Begin

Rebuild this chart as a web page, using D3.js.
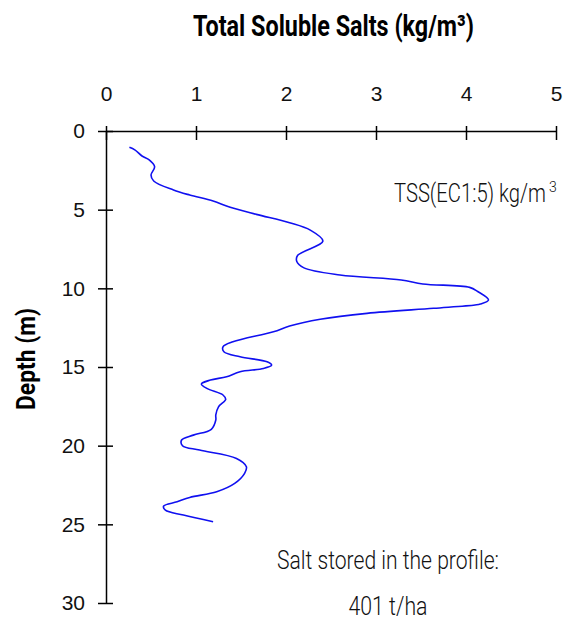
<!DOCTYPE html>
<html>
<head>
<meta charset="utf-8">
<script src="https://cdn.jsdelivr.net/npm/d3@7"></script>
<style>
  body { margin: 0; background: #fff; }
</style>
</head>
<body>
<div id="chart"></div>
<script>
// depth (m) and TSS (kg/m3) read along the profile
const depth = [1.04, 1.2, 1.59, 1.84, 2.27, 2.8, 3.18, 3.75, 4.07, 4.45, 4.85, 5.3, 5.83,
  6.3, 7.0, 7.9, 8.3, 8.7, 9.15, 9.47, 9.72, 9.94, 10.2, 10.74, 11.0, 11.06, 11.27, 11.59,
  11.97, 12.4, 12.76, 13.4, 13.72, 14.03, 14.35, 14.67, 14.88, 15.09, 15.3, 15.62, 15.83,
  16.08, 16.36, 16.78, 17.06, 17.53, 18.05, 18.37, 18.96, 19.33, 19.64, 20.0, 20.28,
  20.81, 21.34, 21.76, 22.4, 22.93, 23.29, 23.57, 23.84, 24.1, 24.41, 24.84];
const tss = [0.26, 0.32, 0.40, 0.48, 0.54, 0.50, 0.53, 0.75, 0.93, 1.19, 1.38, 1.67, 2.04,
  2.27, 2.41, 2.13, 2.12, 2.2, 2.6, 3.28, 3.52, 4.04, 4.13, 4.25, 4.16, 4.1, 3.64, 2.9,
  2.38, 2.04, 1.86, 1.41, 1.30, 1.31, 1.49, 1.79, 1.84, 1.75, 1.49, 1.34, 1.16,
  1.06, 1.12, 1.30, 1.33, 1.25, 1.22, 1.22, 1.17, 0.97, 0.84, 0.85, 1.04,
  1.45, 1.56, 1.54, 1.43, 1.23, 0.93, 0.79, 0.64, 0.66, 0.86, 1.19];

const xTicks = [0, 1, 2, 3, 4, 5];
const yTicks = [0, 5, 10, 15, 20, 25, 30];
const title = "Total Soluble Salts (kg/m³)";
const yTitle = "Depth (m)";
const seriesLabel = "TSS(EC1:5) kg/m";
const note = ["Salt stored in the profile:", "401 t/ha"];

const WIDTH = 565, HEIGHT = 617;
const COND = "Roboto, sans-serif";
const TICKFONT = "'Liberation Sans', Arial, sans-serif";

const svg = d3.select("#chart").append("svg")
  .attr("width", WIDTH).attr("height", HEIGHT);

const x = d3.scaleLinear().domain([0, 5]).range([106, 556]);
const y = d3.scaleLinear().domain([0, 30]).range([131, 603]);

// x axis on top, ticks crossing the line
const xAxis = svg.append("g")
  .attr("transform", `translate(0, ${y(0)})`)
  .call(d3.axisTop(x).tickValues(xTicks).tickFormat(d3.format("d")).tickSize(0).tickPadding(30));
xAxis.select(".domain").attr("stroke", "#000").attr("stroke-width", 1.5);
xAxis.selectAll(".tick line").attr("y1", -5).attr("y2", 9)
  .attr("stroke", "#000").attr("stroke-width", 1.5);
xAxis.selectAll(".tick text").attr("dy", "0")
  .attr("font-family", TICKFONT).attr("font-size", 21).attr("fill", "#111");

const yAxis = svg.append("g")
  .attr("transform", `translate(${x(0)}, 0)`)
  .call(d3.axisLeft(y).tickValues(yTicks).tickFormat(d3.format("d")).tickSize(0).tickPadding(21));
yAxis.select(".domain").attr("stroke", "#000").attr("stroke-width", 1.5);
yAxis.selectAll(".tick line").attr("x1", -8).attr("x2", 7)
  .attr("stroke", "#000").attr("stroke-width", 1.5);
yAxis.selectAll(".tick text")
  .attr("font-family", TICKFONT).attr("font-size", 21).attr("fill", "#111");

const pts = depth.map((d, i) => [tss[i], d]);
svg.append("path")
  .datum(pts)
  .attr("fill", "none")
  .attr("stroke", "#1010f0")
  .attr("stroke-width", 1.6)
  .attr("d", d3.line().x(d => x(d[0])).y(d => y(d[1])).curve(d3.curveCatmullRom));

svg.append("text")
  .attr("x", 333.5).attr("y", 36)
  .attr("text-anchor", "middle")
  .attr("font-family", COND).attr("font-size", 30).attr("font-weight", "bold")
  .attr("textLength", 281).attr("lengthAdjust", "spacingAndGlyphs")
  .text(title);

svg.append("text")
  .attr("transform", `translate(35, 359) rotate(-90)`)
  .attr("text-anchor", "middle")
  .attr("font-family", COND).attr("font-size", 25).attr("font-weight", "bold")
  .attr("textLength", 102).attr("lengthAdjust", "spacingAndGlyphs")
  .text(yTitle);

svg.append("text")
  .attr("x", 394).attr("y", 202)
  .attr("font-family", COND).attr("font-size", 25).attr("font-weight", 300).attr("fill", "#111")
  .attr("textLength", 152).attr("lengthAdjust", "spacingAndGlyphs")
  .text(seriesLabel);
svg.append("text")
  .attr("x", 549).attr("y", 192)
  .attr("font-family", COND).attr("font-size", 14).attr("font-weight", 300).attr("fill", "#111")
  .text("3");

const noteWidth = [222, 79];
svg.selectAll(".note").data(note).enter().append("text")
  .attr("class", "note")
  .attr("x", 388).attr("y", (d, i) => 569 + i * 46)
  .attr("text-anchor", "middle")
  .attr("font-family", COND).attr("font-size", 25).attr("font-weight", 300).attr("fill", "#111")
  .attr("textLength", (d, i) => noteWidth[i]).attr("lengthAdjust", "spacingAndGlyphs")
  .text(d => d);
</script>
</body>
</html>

End

• [Exercise prompt]
Repeat, exactly and in full, each line from the start of the data to the line that contains "const y = d3.scaleLinear().domain([0, 30]).range([131, 603]);". Pictures do not go in.

• [Solution for this task]
Rebuild this chart as a web page, using D3.js.
<!DOCTYPE html>
<html>
<head>
<meta charset="utf-8">
<script src="https://cdn.jsdelivr.net/npm/d3@7"></script>
<style>
  body { margin: 0; background: #fff; }
</style>
</head>
<body>
<div id="chart"></div>
<script>
// depth (m) and TSS (kg/m3) read along the profile
const depth = [1.04, 1.2, 1.59, 1.84, 2.27, 2.8, 3.18, 3.75, 4.07, 4.45, 4.85, 5.3, 5.83,
  6.3, 7.0, 7.9, 8.3, 8.7, 9.15, 9.47, 9.72, 9.94, 10.2, 10.74, 11.0, 11.06, 11.27, 11.59,
  11.97, 12.4, 12.76, 13.4, 13.72, 14.03, 14.35, 14.67, 14.88, 15.09, 15.3, 15.62, 15.83,
  16.08, 16.36, 16.78, 17.06, 17.53, 18.05, 18.37, 18.96, 19.33, 19.64, 20.0, 20.28,
  20.81, 21.34, 21.76, 22.4, 22.93, 23.29, 23.57, 23.84, 24.1, 24.41, 24.84];
const tss = [0.26, 0.32, 0.40, 0.48, 0.54, 0.50, 0.53, 0.75, 0.93, 1.19, 1.38, 1.67, 2.04,
  2.27, 2.41, 2.13, 2.12, 2.2, 2.6, 3.28, 3.52, 4.04, 4.13, 4.25, 4.16, 4.1, 3.64, 2.9,
  2.38, 2.04, 1.86, 1.41, 1.30, 1.31, 1.49, 1.79, 1.84, 1.75, 1.49, 1.34, 1.16,
  1.06, 1.12, 1.30, 1.33, 1.25, 1.22, 1.22, 1.17, 0.97, 0.84, 0.85, 1.04,
  1.45, 1.56, 1.54, 1.43, 1.23, 0.93, 0.79, 0.64, 0.66, 0.86, 1.19];

const xTicks = [0, 1, 2, 3, 4, 5];
const yTicks = [0, 5, 10, 15, 20, 25, 30];
const title = "Total Soluble Salts (kg/m³)";
const yTitle = "Depth (m)";
const seriesLabel = "TSS(EC1:5) kg/m";
const note = ["Salt stored in the profile:", "401 t/ha"];

const WIDTH = 565, HEIGHT = 617;
const COND = "Roboto, sans-serif";
const TICKFONT = "'Liberation Sans', Arial, sans-serif";

const svg = d3.select("#chart").append("svg")
  .attr("width", WIDTH).attr("height", HEIGHT);

const x = d3.scaleLinear().domain([0, 5]).range([106, 556]);
const y = d3.scaleLinear().domain([0, 30]).range([131, 603]);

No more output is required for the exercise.